Personal information
- Full name: William Owen Thomas
- Born: 27 April 1921 Linthorpe, Yorkshire, England
- Died: 8 August 2000 (aged 79) Sheringham, Norfolk, England
- Batting: Left-handed
- Bowling: Slow left-arm orthodox
- Relations: Quorn Handley (son-in-law)

Domestic team information
- 1948: Cambridge University
- 1952–1959: Norfolk
- 1954: Marylebone Cricket Club

Career statistics
| Competition | First-class |
| Matches | 4 |
| Runs scored | 44 |
| Batting average | 44.00 |
| 100s/50s | –/– |
| Top score | 19* |
| Balls bowled | 396 |
| Wickets | 3 |
| Bowling average | 48.33 |
| 5 wickets in innings | – |
| 10 wickets in match | – |
| Best bowling | 1/10 |
| Catches/stumpings | 2/– |
- Source: Cricinfo, 14 July 2019

= Bill Thomas (cricketer) =

English cricketer and educator

William 'Bill' Owen Thomas (27 April 1921 - 8 August 2000) was an English first-class cricketer and schoolmaster.

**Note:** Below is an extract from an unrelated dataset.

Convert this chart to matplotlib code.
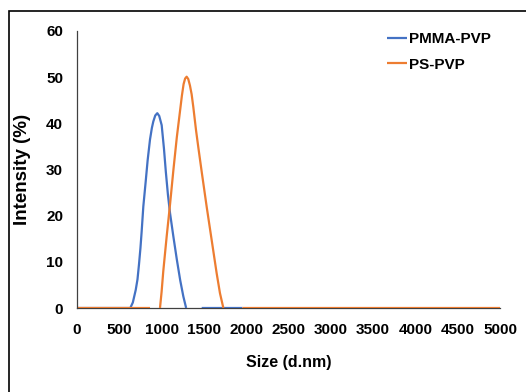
import numpy as np
import matplotlib
matplotlib.use("Agg")
import matplotlib.pyplot as plt
from matplotlib.patches import Rectangle

plt.rcParams['font.family'] = ['Liberation Sans', 'DejaVu Sans']

# PMMA-PVP size distribution (NaN = gap in the drawn line)
pmma_x = [0, 300, 630, 660, 694, 715, 733, 750, 764, 784, 812, 835, 863, 885, 902, 925, 949,
          972, 1001, 1028, 1050, 1075, 1100, 1139, 1180, 1220, 1257, 1290,
          np.nan, 1474, 1700, 1955]
pmma_y = [0, 0, 0, 1.2, 3.9, 6.2, 9.5, 13.0, 16.5, 22.0, 27.4, 32.0, 36.5, 39.0, 40.4, 41.7, 42.2,
          41.6, 39.6, 34.5, 29.5, 24.5, 20.5, 15.5, 10.5, 6.0, 2.5, 0,
          np.nan, 0, 0, 0]

# PS-PVP size distribution
ps_x = [0, 400, 863, np.nan, 981, 1000, 1020, 1060, 1100, 1140, 1180, 1220, 1240, 1260, 1278,
        1296, 1315, 1335, 1355, 1375, 1407, 1434, 1474, 1533, 1592, 1651, 1690, 1730,
        np.nan, 1955, 3000, 5000]
ps_y = [0, 0, 0, np.nan, 0, 3.5, 8.0, 15.5, 22.5, 30.0, 37.0, 43.0, 46.0, 48.5, 49.7,
        50.1, 49.6, 48.2, 46.3, 43.5, 38.5, 34.8, 29.5, 21.9, 14.7, 7.5, 3.2, 0,
        np.nan, 0, 0, 0]

x_ticks = [0, 500, 1000, 1500, 2000, 2500, 3000, 3500, 4000, 4500, 5000]
y_ticks = [0, 10, 20, 30, 40, 50, 60]

fig = plt.figure(figsize=(5.26, 3.92), dpi=100)
ax = fig.add_axes([77/526, 1-308/392, 423/526, 277/392])

ax.plot(pmma_x, pmma_y, color='#4472C4', lw=1.6, label='PMMA-PVP',
        solid_capstyle='butt', solid_joinstyle='round')
ax.plot(ps_x, ps_y, color='#ED7D31', lw=1.6, label='PS-PVP',
        solid_capstyle='butt', solid_joinstyle='round')

ax.set_xlim(0, 5000)
ax.set_ylim(0, 60)
ax.set_xticks(x_ticks)
ax.set_yticks(y_ticks)
for s in ['top', 'right']:
    ax.spines[s].set_visible(False)
ax.spines['left'].set_color('#404040')
ax.spines['left'].set_linewidth(0.9)
ax.spines['bottom'].set_color('#404040')
ax.spines['bottom'].set_linewidth(0.9)
ax.spines['bottom'].set_zorder(0)
ax.tick_params(axis='both', length=0, labelsize=11)
ax.tick_params(axis='y', pad=10)
ax.tick_params(axis='x', pad=11)
for lab in ax.get_xticklabels() + ax.get_yticklabels():
    lab.set_fontweight('bold')

ax.set_xlabel('Size (d.nm)', fontsize=11.5, fontweight='bold', labelpad=13)
ax.set_ylabel('Intensity (%)', fontsize=13.5, fontweight='bold', labelpad=11)

leg = ax.legend(loc='upper right', bbox_to_anchor=(1.01, 1.045), frameon=False,
                prop={'weight': 'bold', 'size': 11}, handlelength=1.3,
                handletextpad=0.1, labelspacing=0.75)

fig.patches.append(Rectangle((9/526, -0.05), 1.2, 1 - 10.5/392 + 0.05,
                             transform=fig.transFigure, fill=False,
                             edgecolor='black', lw=1.2))

fig.savefig('out.png', dpi=100)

Thomas was born at Middlesbrough in April 1921. He was educated at Dulwich College, before serving in the Second World War, being commissioned into the Green Howards as a second lieutenant in March 1941. Following the war, he went up to the University of Cambridge. While studying at Cambridge, he made his debut in first-class cricket for Cambridge University against the Free Foresters at Fenner's in 1948. He made two further first-class appearances for Cambridge, both in 1948, against Hampshire and Sussex. He took 3 wickets for Cambridge with his slow left-arm orthodox bowling. After graduating from Cambridge he became a schoolteacher. While teaching at Gresham's School, he played minor counties cricket for Norfolk from 1952-59, making 62 appearances in the Minor Counties Championship. He made a final first-class appearance for the Marylebone Cricket Club against Cambridge University at Lord's in 1954. He died in August 2000 at Sheringham, Norfolk. His son-in-law, Quorn Handley, played List A one-day cricket.